Locate all lines in the data below that hold "this" and show them.

*EXERCISE MATERIALS*.
====
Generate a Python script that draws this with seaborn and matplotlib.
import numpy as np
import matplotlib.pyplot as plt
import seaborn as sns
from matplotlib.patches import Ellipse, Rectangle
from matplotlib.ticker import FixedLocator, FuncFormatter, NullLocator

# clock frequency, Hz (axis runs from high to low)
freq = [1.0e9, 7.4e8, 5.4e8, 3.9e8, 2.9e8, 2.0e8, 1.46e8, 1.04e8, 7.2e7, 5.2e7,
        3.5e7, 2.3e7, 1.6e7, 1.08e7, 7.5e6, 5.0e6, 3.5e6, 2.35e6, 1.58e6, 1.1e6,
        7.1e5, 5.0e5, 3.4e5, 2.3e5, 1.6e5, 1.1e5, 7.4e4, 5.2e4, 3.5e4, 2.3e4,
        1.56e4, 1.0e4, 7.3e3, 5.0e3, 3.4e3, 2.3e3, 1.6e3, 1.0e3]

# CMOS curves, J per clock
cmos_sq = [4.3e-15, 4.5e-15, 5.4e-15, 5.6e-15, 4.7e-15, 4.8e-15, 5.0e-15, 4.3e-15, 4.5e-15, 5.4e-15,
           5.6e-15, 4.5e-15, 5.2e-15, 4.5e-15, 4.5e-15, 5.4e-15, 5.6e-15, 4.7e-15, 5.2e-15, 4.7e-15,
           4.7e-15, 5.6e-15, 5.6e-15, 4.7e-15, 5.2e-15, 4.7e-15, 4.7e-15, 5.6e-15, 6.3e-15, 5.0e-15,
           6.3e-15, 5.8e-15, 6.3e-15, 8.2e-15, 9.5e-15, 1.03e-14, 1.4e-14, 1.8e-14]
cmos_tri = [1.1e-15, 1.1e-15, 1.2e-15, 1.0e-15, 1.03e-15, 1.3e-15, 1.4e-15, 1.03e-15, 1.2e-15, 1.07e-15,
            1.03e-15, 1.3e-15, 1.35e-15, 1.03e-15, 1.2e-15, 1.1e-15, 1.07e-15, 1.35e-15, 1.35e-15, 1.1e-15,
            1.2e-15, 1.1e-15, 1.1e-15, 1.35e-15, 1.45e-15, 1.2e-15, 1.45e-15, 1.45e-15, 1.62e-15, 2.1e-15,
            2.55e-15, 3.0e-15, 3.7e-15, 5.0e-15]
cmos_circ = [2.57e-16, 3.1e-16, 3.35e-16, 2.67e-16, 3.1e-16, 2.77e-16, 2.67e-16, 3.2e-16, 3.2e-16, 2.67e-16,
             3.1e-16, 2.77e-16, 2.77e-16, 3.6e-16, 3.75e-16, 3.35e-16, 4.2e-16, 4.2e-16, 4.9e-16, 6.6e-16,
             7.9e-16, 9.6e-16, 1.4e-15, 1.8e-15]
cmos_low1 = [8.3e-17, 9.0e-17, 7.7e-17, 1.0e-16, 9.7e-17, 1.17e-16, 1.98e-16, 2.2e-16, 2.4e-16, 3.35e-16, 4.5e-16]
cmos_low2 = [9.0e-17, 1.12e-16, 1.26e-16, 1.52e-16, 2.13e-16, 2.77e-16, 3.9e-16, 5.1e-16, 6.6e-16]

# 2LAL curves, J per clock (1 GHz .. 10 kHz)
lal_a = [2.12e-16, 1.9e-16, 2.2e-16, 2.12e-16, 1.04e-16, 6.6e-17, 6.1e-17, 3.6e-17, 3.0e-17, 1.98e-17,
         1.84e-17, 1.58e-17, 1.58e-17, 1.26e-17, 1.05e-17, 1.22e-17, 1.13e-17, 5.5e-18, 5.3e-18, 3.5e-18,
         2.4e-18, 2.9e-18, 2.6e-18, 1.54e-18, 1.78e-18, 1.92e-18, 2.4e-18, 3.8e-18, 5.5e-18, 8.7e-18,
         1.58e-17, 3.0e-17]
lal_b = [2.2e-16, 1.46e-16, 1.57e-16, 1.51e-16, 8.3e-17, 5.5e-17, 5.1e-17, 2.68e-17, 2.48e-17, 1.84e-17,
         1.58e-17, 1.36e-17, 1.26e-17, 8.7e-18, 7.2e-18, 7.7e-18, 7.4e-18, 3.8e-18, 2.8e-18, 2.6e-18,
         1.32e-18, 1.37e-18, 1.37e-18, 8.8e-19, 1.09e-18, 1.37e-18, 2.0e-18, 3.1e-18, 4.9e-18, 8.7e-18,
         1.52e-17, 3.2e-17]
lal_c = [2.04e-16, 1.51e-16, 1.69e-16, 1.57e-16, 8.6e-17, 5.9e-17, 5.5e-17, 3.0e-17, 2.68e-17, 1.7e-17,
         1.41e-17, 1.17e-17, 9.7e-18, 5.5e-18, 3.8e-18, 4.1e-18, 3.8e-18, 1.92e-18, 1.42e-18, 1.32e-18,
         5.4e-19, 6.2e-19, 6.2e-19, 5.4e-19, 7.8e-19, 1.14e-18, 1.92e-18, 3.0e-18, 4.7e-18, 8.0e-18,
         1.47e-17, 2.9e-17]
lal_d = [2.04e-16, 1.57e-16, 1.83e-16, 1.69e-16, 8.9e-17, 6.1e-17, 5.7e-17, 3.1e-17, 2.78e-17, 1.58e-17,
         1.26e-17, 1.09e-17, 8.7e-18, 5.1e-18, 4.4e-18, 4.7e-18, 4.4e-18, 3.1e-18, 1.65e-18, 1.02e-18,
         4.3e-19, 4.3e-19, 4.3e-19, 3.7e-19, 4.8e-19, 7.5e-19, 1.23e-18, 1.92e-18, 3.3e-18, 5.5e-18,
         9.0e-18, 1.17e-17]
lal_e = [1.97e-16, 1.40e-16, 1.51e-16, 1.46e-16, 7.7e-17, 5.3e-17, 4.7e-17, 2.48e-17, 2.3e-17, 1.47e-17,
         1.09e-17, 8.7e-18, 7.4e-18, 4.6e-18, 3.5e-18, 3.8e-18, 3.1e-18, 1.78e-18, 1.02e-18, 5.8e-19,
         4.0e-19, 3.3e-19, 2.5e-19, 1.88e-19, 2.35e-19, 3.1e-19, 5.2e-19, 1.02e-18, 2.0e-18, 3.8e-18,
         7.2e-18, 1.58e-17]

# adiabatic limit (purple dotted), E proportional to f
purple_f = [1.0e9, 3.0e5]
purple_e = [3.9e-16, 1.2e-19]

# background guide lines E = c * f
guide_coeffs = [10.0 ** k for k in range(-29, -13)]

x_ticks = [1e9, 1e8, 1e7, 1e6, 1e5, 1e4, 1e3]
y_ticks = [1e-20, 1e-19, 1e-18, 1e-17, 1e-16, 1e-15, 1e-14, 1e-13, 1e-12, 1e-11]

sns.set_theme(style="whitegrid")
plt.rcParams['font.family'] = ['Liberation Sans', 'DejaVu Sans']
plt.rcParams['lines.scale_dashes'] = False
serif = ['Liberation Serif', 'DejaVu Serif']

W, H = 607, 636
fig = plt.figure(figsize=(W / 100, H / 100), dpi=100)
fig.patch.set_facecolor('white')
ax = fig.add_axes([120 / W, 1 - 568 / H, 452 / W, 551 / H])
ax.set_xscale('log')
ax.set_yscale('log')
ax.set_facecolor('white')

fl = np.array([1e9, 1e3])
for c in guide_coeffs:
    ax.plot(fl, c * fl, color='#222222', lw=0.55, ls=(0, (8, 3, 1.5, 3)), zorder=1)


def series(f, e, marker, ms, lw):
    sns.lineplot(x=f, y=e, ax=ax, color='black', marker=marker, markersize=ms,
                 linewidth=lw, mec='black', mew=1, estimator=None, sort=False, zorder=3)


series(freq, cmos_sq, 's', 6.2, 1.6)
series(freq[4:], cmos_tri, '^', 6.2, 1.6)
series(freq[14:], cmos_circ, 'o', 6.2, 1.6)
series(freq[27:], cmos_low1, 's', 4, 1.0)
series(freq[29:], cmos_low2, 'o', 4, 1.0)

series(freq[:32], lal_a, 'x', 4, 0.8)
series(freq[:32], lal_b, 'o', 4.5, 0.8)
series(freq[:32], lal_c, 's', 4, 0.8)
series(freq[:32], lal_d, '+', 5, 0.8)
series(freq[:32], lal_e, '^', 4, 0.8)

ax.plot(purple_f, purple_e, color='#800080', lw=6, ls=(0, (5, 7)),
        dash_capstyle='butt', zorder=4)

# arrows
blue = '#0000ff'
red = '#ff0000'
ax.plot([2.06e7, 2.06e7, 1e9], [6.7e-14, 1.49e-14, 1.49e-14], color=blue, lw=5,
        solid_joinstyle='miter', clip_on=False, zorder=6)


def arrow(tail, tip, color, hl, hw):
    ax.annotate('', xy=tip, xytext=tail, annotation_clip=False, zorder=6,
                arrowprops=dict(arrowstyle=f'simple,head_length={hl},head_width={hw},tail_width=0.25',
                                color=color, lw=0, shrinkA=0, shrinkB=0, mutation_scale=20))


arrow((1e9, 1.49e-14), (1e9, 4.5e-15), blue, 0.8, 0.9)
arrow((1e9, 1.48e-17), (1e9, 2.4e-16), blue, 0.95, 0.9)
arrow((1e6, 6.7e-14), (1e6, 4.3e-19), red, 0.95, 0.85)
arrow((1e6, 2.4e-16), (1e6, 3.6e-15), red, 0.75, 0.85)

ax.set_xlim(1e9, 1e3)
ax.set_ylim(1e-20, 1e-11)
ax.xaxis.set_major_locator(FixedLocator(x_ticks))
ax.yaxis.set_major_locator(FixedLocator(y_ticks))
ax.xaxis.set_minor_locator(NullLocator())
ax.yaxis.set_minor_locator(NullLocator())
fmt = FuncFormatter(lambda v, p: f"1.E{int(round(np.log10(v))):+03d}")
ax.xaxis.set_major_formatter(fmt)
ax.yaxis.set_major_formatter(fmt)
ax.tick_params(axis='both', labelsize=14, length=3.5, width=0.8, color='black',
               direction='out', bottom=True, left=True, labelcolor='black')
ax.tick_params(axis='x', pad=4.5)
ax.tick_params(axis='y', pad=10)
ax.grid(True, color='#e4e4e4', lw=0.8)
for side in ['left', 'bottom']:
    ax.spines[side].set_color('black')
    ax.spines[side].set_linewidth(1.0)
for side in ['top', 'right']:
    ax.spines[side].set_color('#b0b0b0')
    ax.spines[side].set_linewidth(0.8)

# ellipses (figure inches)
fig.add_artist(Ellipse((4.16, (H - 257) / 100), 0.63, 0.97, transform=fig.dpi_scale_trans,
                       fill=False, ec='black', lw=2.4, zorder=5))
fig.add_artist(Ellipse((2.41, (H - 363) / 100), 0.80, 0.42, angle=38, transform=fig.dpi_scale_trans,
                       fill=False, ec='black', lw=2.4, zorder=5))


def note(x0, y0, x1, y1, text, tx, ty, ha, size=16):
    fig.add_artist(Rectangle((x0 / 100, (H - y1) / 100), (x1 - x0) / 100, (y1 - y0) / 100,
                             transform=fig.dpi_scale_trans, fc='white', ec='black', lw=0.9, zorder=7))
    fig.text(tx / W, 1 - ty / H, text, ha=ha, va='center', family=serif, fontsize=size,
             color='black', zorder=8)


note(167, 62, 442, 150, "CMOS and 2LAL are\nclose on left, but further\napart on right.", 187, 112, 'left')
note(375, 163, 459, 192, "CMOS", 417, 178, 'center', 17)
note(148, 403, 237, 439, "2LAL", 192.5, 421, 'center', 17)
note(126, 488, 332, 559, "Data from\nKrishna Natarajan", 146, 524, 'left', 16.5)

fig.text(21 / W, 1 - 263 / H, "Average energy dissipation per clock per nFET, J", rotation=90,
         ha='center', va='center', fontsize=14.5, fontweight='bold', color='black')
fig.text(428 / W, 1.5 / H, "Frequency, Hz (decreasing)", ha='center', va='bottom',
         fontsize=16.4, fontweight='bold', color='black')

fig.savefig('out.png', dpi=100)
====
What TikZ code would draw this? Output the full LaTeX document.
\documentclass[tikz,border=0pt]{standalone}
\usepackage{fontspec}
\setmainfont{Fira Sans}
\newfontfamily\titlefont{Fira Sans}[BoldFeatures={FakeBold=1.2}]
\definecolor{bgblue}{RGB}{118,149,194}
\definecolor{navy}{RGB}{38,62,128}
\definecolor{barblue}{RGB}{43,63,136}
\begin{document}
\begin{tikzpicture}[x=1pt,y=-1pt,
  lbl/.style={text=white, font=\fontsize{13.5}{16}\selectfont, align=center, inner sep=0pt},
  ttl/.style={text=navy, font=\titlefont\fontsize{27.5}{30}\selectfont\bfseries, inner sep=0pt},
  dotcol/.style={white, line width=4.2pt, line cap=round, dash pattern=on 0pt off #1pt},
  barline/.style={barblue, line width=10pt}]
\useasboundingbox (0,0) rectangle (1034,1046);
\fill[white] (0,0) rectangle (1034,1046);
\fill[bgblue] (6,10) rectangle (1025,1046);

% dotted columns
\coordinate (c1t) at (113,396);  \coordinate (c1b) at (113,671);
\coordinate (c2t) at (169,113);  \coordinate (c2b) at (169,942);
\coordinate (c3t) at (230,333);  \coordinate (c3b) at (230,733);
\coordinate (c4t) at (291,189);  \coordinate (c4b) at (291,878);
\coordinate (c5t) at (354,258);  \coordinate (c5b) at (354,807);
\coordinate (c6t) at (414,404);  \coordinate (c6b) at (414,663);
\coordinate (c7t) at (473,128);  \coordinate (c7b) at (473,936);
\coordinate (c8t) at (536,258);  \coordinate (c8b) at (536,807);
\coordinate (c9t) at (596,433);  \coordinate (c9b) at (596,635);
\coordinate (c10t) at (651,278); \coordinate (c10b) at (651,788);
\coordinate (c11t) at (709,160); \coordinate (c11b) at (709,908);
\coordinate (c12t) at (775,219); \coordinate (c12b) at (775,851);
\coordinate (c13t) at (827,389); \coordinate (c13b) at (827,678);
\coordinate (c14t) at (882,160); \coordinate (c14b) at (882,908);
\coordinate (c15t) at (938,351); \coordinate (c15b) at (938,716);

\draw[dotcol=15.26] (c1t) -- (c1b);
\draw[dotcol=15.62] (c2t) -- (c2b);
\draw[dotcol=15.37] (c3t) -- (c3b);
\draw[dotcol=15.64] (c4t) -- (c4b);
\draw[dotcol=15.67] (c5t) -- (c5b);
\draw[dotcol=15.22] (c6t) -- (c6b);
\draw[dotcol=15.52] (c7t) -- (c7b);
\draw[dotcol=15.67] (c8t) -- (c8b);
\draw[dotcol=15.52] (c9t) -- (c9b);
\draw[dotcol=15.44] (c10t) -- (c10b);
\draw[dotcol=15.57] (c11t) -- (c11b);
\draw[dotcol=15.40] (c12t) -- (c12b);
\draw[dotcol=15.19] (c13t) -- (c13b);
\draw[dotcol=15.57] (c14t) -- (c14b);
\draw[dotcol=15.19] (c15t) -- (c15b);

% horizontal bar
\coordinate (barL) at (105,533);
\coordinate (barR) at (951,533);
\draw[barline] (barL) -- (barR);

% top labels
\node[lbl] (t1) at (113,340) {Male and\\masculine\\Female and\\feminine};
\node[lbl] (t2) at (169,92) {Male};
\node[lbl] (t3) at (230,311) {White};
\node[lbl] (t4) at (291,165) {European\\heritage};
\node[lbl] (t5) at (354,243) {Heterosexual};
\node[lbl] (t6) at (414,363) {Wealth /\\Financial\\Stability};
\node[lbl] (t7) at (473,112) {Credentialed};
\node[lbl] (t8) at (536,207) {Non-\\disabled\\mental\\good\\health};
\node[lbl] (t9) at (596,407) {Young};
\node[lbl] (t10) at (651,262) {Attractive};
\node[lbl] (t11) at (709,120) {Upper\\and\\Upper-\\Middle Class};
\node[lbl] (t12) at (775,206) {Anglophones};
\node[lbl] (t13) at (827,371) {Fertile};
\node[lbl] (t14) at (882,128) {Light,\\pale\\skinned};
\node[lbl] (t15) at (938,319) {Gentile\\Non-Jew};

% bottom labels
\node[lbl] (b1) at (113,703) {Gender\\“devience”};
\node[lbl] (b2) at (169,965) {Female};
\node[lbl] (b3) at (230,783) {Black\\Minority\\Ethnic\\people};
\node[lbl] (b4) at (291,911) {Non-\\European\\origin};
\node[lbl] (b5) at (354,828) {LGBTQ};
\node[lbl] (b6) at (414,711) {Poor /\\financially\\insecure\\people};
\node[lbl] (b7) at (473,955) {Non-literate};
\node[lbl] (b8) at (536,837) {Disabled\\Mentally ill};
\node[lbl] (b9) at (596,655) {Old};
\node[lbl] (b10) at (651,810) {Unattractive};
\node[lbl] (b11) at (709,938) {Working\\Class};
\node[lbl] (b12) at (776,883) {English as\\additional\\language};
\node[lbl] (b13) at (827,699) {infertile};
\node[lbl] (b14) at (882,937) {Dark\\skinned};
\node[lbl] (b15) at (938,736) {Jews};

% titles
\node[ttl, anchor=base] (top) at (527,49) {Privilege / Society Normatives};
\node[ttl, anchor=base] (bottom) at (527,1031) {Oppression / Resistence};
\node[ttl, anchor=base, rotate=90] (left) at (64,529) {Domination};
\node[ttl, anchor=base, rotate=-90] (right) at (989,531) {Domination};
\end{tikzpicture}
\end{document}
====
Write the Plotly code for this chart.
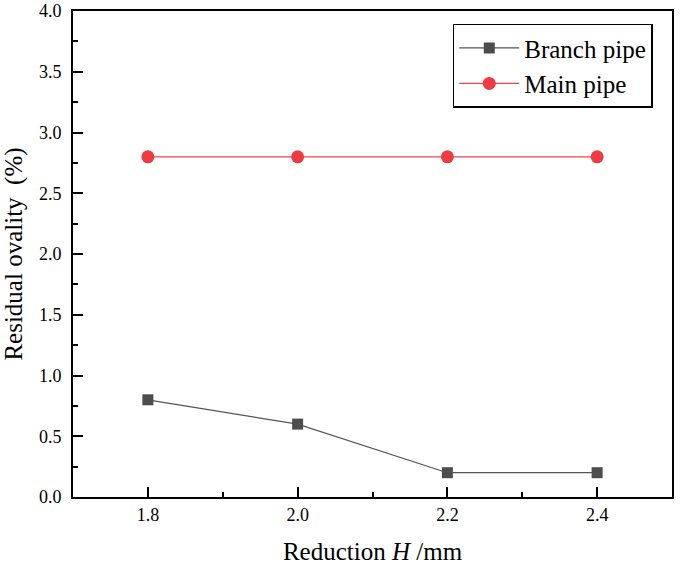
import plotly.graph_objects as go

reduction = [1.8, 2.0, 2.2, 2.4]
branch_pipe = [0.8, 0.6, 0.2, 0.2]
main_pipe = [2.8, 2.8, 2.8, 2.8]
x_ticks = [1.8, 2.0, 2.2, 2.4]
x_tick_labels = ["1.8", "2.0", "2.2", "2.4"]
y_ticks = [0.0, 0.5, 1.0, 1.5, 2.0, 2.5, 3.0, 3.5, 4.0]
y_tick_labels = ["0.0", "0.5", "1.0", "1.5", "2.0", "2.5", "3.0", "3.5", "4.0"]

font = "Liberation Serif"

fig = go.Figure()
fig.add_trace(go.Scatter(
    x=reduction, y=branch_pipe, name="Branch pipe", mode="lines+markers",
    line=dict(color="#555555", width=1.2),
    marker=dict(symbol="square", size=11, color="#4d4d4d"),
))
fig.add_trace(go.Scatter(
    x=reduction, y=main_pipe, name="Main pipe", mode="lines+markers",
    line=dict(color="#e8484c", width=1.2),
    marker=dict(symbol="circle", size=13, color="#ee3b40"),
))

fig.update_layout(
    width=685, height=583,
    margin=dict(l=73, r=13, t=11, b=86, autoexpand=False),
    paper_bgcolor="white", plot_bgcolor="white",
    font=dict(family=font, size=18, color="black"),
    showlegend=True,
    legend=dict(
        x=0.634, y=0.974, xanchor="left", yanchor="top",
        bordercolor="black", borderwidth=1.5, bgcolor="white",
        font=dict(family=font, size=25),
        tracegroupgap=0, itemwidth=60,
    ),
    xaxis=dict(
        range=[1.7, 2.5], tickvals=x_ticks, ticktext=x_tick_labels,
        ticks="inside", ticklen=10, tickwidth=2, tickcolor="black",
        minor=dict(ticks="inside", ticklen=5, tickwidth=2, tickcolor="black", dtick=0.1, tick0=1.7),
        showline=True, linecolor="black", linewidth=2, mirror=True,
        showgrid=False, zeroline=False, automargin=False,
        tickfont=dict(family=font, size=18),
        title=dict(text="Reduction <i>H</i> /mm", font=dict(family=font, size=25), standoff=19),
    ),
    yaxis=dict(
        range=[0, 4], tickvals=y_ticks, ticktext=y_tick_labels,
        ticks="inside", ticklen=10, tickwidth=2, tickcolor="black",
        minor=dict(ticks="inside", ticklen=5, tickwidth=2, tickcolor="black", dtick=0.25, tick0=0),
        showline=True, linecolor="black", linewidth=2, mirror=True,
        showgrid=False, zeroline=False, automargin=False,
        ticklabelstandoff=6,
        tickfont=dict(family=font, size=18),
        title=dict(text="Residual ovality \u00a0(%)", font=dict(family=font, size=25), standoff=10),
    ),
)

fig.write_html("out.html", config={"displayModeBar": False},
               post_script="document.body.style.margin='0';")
====
*EXERCISE ANSWER*.
Generate a Python script that draws this with seaborn and matplotlib.
What TikZ code would draw this? Output the full LaTeX document.
Write the Plotly code for this chart.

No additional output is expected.